Gustave Doré
Los
cuentos infantiles son esas cosas que entre “érase una vez” y “comieron
perdices” se puede rellenar lo de dentro al antojo del autor. Eso sí,
en todo cuento que se precie debe haber una buena dosis de misterio, sensiblería,
intriga, penas, seres malvados… Y hasta una moraleja para el lector, faltaría
más. Que lo leído, además de entretener, debe ofrecernos alguna enseñanza.
¿Quién
no recuerda el impacto emocional de algún cuento de la infancia? Rememoro ahora
la historia de una ballenita perdida por su madre despistada en medio del
océano y el berrinche que me llevé según me contaba el asunto la tata Antonia, una
mujer mayor que se regodeaba sádicamente de mis pucheros. Porque antes de venir
a menos yo fui un señorito de los de tata en casa. Y ella debía cobrar poco y
se vengaba haciéndome rabiar.
¿Será
por eso que la inmensa mayoría de los cuentos infantiles son terribles, rozando
algunos el sadismo? Blancanieves, Cenicienta, Caperucita Roja, la Bella
Durmiente, Pulgarcito, Rapunzel o Hansel y Gretel.
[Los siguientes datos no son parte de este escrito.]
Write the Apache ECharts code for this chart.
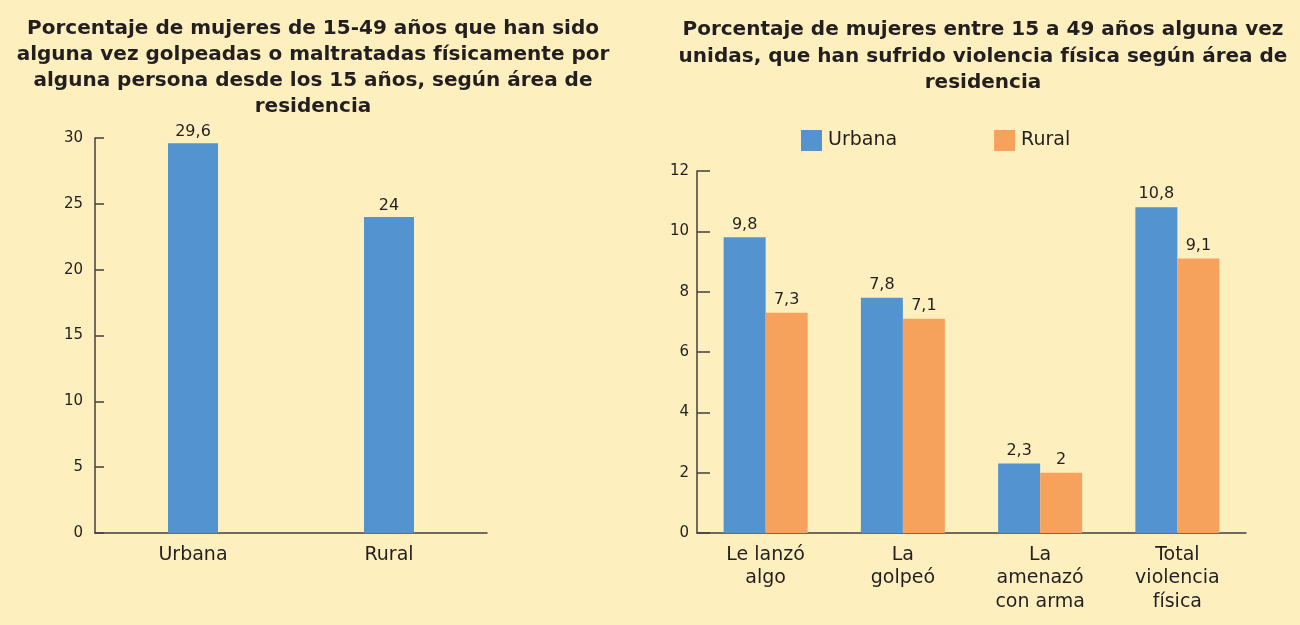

Niños
abandonados, mocita que debe atravesar el bosque oscuro para ir al encuentro de
su abuelita, niña maltratada por su madrastra y por las harpías de sus
hermanastras, jovenzuela envenenada y que entra en coma por una manzana en mal
estado, una bruja que se quiere comer a los hermanos abandonados por sus
padres, un ogro que idem de lo mismo… Y detrás de todo ello - posiblemente
empleados mal pagados-, sádicos vengativos que perseguían asustar a los nenes
para que se quedaran paralizados de miedo. Como la tata Antonia.